Le monde entier a célébré vendredi huit mars dernier la Journée internationale des droits de la femme (JIF). À l’occasion de cette 29è édition, le Bénin, pour montrer l’importance de la thématique de la JIF 2024, a organisé un forum national sur les investissements au profit de la femme et du genre. Et qui parle de la femme et du genre parle aussi des violences sexistes et sexuelles (VSS). Entre les chiffres alarmants et le déficit de donnés quantitatives et qualitatives surtout en Afrique de l’Ouest, investir pour lutter efficacement contre les VSS reste aujourd’hui une urgence.
Au Bénin, entre 2019 et fin mars 2023, les structures de prise en charge ont enregistré 78 233 cas de violences infligées aux filles et aux femmes, selon le Système intégré des données relatives à la famille, la femme et l’enfant, nouvelle génération (SIDoFFE-NG). En Guinée, 95 % des femmes âgées de 15 à 49 ans ont déclaré avoir été victimes d’excision. Au Burkina Faso, les données révèlent que 44 % des femmes mariées l’ont été avant l’âge de 18 ans, tandis que 16,2 % des femmes en âge de procréer ont subi des violences au sein de leur foyer. En Mauritanie, le viol demeure un crime impuni, non défini dans les textes de loi du pays. Au Niger, une étude sur l’ampleur et les déterminants des Violences basées sur le genre (VBG), menée en 2021, indique que plus de 38 % des femmes ont été victimes de telles violences.
Ces chiffres relevés de la tribune des féministes de huit pays d’Afrique francophone de l’Ouest (Bénin, Burkina Faso, Côte d’Ivoire, Mali, Mauritanie, Guinée, Niger et Sénégal) sont, sans l’ombre d’un doute, alarmants, troublants voire effrayants. Pis, ils ne capturent pas toutes les histoires des femmes et des filles qui restent invisibles en raison du manque de données qualitatives, soulignent les féministes. ‹‹ Ces histoires non reflétées dans les statistiques, nient les souffrances silencieuses, et les luttes quotidiennes auxquelles elles sont confrontées ››, dénonce la tribune.
Des souffrances silencieuses qu’il urge de mettre au jour. À juste titre, la présidente de l’Institut national de la femme (INF), Huguette Bokpè Gnacadja a indiqué que le monde est en état d’urgence, du fait des situations urgentes auxquelles il fait face, dont les VSS à l’endroit des filles et des femmes. C’était lors du forum national sur les investissements au profit de la femme et du genre tenu au Palais des congrès de Cotonou, du huit au neuf mars 2024.
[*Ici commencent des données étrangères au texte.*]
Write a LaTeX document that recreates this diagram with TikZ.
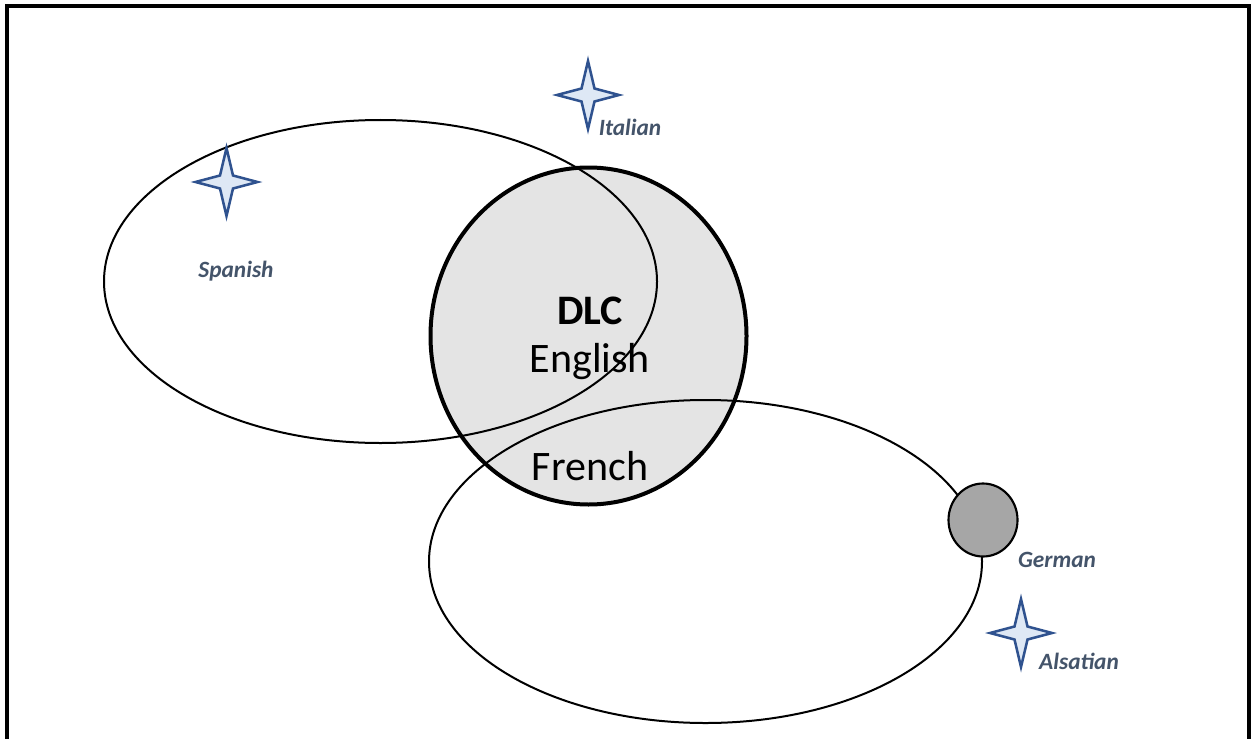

De facto, « investir dans les femmes en allant encore plus vite est devenu un impératif. Et ces investissements doivent toucher plusieurs domaines simultanément », a insisté la présidente avant de confier que l’INF reçoit quotidiennement des femmes abîmées par des violences domestiques. Cependant, combien de ces femmes sont encore muselées du fait de l’absence de données précises, récentes, fiables et complètes sur les violences sexistes et sexuelles.
Huguette Bokpè Gnacadja, présidente de l’INF
Que faut-il faire ?
Malheureusement, sans données précises, récentes, fiables et complètes sur les violences sexistes et sexuelles en Afrique de l’Ouest, il serait difficile d’évaluer l’efficacité des politiques existantes, de concevoir de nouvelles stratégies ou d’allouer les ressources nécessaires pour lutter contre ce fléau. Et pour que cela change, il urge que les gouvernants prennent des mesures fortes. Lesquelles mesures telles que recommandées par la tribune des féministes d’Afrique de l’Ouest sont de plusieurs ordres.
D’abord, le renforcement des systèmes de collecte de données existants et la mise en place de nouvelles méthodes innovantes pour garantir une couverture exhaustive de tous les aspects de ces violences. Ensuite, l’allocation de ressources adéquates à la collecte et l’analyse de données qualitatives et quantitatives sur les violences sexistes et sexuelles. Enfin, la promotion de la collaboration intersectorielle doit être améliorée entre les différents secteurs impliqués dans la collecte et l’utilisation des données.
‹‹ Nous exhortons donc les gouvernements de la région à prendre des mesures concrètes en inscrivant une ligne budgétaire, dans les lois de finances, en faveur de systèmes de collecte de données fiables et complets ››. Tel est le cri de cœur de 200 féministes, activistes, OSC etc d’Afrique francophone de l’Ouest qui ont signé la tribune »Compter Pour Toutes : pour des données fiables et complètes sur les violences sexistes et sexuelles en Afrique de l’Ouest ».